5. Staatliche Tarifeingriffe: Mit dem subsidiären Eingreifen in den geltenden Arzttarif ohne Einigung der Tarifpartner entsteht faktisch ein Staatstarif. Die Tarifpartner können jederzeit die Hoheit darüber durch die Aufnahme von Verhandlungen zurückerlangen; die Frage ist einfach, ob sie können oder wollen. Ein behördlich festgesetzter Einzelleistungstarif macht potenziell alle unglücklich. Er hat allerdings zwei ganz wertvolle Eigenschaften: Er ermöglicht erstens die Verhandlung unter Gleichgesinnten, da er – glaubt man den Klagen der Ärzteschaft – äusserst unangenehm wirkt, und zweitens sind seine Kostenwirkungen sozusagen politisch legitimiert.

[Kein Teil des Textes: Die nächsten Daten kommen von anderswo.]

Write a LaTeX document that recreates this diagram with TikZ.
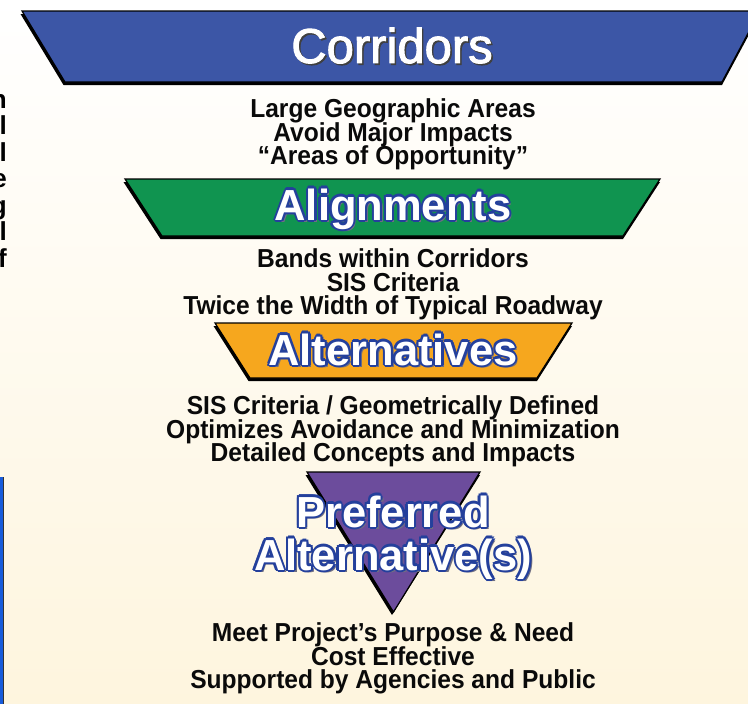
\documentclass[tikz,border=0pt]{standalone}
\usepackage{fontspec}
\setmainfont{Liberation Sans}
\newfontfamily\bodyfont[FakeStretch=0.945]{Liberation Sans Bold}
\newfontfamily\headfont{Liberation Sans}[BoldFont={Liberation Sans Bold}]
\newfontfamily\corrfont[FakeBold=2]{Liberation Sans}
\newfontfamily\edgefont{Liberation Sans Bold}
\definecolor{bgtop}{RGB}{255,255,255}
\definecolor{bgbot}{RGB}{254,245,222}
\definecolor{corrblue}{RGB}{60,86,166}
\definecolor{aligngreen}{RGB}{16,148,80}
\definecolor{altorange}{RGB}{246,167,30}
\definecolor{prefpurple}{RGB}{108,76,156}
\definecolor{olb}{RGB}{36,64,156}
\definecolor{shd}{RGB}{110,110,130}
\definecolor{barblue}{RGB}{24,92,220}
\definecolor{bodyblack}{RGB}{10,10,10}
\newcommand\cpy[3]{\rlap{\hspace*{#1}\raisebox{#2}{#3}}}
\newcommand\otext[1]{%
  \cpy{2.6pt}{-2.6pt}{\color{shd}#1}%
  \cpy{-2.2pt}{0pt}{\color{olb}#1}\cpy{2.2pt}{0pt}{\color{olb}#1}%
  \cpy{0pt}{2.2pt}{\color{olb}#1}\cpy{0pt}{-2.2pt}{\color{olb}#1}%
  \cpy{1.55pt}{1.55pt}{\color{olb}#1}\cpy{-1.55pt}{1.55pt}{\color{olb}#1}%
  \cpy{1.55pt}{-1.55pt}{\color{olb}#1}\cpy{-1.55pt}{-1.55pt}{\color{olb}#1}%
  {\color{white}#1}}
\newcommand\stext[1]{%
  \cpy{1.6pt}{-1.6pt}{\color{black!75}#1}%
  {\color{white}#1}}
\tikzset{
  shadowshape/.style={fill=black},
  bandshape/.style={draw=black, line width=1.2pt, line join=miter},
  bodyline/.style={anchor=base, inner sep=0pt, font=\bodyfont\fontsize{26}{26}\selectfont, text=bodyblack},
  headline/.style={anchor=base, inner sep=0pt, font=\headfont\bfseries\fontsize{43.5}{43.5}\selectfont},
  edgeletter/.style={anchor=base east, inner sep=0pt, font=\edgefont\fontsize{26}{26}\selectfont, text=black}
}
\begin{document}
\begin{tikzpicture}[x=1pt,y=-1pt]
\useasboundingbox (0,0) rectangle (748,704);
\shade[top color=bgtop, bottom color=bgbot] (0,0) rectangle (748,704);
% left edge fragments (cut off by the picture's left edge)
\node[edgeletter] (e1) at (7,108) {n};
\node[edgeletter] (e2) at (7,134.5) {l};
\node[edgeletter] (e3) at (7,161) {l};
\node[edgeletter] (e4) at (7,187.5) {e};
\node[edgeletter] (e5) at (7,214) {g};
\node[edgeletter] (e6) at (7,240.5) {l};
\node[edgeletter] (e7) at (7,267) {f};
% blue bar at left
\fill[barblue] (0,477) rectangle (3,704);
\fill[black!80] (3,477) rectangle (3.8,704);
% Corridors band
\fill[shadowshape] (20.5,14) -- (760,14) -- (722,85) -- (63.5,85) -- cycle;
\draw[bandshape, fill=corrblue] (22,11) -- (760,11) -- (722,82) -- (65,82) -- cycle;
\node[anchor=base, inner sep=0pt, font=\corrfont\fontsize{49}{49}\selectfont] (corr) at (392,63) {\stext{Corridors}};
% text block 1
\node[bodyline] (t1a) at (393,117.5) {Large Geographic Areas};
\node[bodyline] (t1b) at (393,141) {Avoid Major Impacts};
\node[bodyline] (t1c) at (393,164.5) {“Areas of Opportunity”};
% Alignments band
\fill[shadowshape] (123.5,182) -- (660,182) -- (623,239) -- (160.5,239) -- cycle;
\draw[bandshape, fill=aligngreen] (125,179) -- (660,179) -- (623,236) -- (162,236) -- cycle;
\node[headline] (align) at (393,220) {\otext{Alignments}};
% text block 2
\node[bodyline] (t2a) at (393,267.5) {Bands within Corridors};
\node[bodyline] (t2b) at (393,291) {SIS Criteria};
\node[bodyline] (t2c) at (393,314.5) {Twice the Width of Typical Roadway};
% Alternatives band
\fill[shadowshape] (213.5,326) -- (572,326) -- (537,381) -- (248.5,381) -- cycle;
\draw[bandshape, fill=altorange] (215,323) -- (572,323) -- (537,378) -- (250,378) -- cycle;
\node[headline] (alt) at (393,365) {\otext{Alternatives}};
% text block 3
\node[bodyline] (t3a) at (393,414.5) {SIS Criteria / Geometrically Defined};
\node[bodyline] (t3b) at (393,438) {Optimizes Avoidance and Minimization};
\node[bodyline] (t3c) at (393,461.5) {Detailed Concepts and Impacts};
% Preferred triangle
\fill[shadowshape] (305.5,475) -- (480,475) -- (392,615) -- cycle;
\draw[bandshape, fill=prefpurple] (307,472) -- (480,472) -- (393.5,612) -- cycle;
\node[headline] (pref1) at (393,527) {\otext{Preferred}};
\node[headline] (pref2) at (393,570) {\otext{Alternative(s)}};
% text block 4
\node[bodyline] (t4a) at (393,641.5) {Meet Project’s Purpose \& Need};
\node[bodyline] (t4b) at (393,665) {Cost Effective};
\node[bodyline] (t4c) at (393,688.5) {Supported by Agencies and Public};
\end{tikzpicture}
\end{document}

Die Hebel zur Wiederbelebung der Tarifpartnerschaft setzen an verschiedenen Punkten an und unterscheiden sich nicht zuletzt im Preis ihrer Umsetzbarkeit. Idealerweise finden sich zwei Verhandlungspartner, die verhandeln können und wollen und Lösungen zustande bringen. Dann muss sich niemand an einem unattraktiven Staatstarif stören, der auch in gewisser Weise eine Rahmenbedingung ist. Eines sollte allen klar sein: Wenn Tarifpartnerschaften Zukunft haben sollen, braucht es Kraftakte, um den Boden dazu neu zu ebnen. Sonst werden politische Tarife flächendeckend Einzug halten und die Akteure zu Abrechnungspartnern degradieren.

Christian Affolter

Der Pharmazeut Christian Affolter ist seit 2013 Verantwortlicher Tarifstrukturen bei der CSS. Davor war er Leiter der Direktion Gesundheitspolitik beim Bundesamt für Gesundheit (BAG) und Leiter der Abteilung Grundlagen bei santésuisse.